SUPPLIED MATERIAL:
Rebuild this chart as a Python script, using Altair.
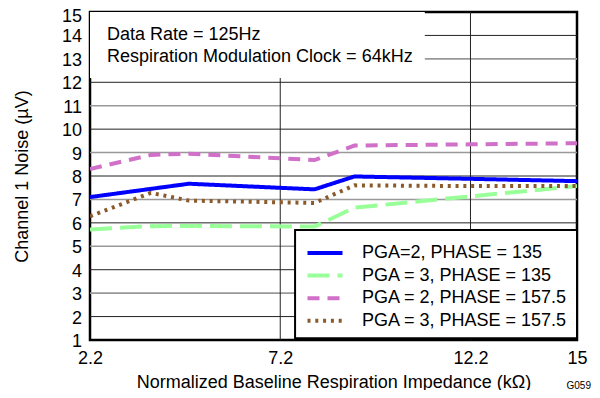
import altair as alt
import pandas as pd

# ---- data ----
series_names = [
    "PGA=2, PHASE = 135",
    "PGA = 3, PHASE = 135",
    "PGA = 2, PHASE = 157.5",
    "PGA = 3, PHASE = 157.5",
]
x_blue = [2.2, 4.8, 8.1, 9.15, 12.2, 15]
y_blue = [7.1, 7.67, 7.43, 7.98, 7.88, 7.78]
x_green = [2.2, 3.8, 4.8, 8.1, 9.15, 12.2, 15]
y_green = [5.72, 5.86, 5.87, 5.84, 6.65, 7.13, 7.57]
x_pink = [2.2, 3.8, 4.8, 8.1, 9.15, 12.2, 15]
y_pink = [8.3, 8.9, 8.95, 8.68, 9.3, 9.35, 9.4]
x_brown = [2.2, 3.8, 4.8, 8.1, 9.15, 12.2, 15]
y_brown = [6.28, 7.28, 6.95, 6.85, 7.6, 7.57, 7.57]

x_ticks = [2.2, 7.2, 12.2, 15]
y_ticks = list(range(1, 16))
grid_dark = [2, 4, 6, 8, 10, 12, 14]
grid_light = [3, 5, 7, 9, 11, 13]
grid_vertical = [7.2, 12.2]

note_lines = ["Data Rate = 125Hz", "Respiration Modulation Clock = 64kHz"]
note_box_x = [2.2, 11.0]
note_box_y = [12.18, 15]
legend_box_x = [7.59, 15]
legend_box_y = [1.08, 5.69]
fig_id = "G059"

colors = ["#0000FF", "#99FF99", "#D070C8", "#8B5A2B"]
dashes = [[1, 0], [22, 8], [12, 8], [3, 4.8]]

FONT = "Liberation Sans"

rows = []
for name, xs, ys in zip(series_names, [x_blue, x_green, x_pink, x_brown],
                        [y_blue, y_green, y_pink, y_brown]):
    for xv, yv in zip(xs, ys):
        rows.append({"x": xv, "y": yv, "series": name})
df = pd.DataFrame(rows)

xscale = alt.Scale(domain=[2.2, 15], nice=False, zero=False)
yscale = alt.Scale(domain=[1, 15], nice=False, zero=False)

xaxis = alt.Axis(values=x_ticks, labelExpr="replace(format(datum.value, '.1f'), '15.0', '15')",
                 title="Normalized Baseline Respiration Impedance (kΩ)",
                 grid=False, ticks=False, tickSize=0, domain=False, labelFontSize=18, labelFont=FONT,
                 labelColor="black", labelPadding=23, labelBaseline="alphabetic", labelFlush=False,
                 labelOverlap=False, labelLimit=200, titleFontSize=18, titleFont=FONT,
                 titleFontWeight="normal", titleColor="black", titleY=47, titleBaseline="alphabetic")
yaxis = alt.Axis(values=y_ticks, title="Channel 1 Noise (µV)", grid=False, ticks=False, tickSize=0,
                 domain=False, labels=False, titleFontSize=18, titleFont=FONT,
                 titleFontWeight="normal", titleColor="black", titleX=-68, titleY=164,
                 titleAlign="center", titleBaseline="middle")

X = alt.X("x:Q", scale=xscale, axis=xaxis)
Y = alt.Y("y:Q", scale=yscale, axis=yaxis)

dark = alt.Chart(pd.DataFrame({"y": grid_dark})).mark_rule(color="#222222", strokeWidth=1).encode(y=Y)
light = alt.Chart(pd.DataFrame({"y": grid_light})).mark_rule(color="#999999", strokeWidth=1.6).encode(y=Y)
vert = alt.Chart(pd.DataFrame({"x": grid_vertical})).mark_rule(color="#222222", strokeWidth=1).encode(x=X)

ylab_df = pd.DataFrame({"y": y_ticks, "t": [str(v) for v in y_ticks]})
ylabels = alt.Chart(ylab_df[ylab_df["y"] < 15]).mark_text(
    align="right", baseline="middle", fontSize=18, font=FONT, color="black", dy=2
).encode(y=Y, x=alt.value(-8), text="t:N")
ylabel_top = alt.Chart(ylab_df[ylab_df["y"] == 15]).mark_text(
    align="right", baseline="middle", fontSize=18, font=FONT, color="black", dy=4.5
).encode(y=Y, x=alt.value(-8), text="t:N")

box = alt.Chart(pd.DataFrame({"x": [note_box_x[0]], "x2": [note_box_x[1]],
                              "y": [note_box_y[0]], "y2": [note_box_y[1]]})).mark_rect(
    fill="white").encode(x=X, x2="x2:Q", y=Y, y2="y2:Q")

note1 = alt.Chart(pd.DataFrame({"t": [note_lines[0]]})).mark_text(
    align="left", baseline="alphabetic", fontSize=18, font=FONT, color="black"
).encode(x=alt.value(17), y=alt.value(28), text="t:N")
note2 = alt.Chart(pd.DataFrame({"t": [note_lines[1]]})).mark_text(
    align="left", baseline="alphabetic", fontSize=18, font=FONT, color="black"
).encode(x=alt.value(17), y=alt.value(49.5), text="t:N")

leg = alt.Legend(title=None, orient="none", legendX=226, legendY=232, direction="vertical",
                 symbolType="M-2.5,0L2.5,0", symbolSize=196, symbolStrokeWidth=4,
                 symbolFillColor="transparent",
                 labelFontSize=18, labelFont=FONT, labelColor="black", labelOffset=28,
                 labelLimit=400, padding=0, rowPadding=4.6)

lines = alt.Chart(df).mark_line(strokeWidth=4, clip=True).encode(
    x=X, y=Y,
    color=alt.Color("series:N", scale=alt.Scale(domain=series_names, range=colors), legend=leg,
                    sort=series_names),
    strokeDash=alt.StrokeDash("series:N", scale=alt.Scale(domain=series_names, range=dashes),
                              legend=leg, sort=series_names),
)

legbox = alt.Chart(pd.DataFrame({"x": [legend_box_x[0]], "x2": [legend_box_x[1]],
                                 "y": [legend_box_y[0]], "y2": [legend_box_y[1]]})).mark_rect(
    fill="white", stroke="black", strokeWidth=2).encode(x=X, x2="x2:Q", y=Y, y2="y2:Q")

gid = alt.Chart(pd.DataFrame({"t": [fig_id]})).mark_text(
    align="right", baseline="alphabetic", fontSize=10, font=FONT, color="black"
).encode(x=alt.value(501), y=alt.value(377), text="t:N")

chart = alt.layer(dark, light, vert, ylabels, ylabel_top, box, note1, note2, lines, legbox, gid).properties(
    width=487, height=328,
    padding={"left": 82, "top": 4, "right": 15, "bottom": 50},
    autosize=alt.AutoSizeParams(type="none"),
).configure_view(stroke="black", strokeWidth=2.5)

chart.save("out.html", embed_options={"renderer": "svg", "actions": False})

EXERCISE DETAILS: Return only the lines running from the top of the data to the line that holds "import pandas as pd". Include both of those lines, but skip the pictures.

TASK RESULT:
Rebuild this chart as a Python script, using Altair.
import altair as alt
import pandas as pd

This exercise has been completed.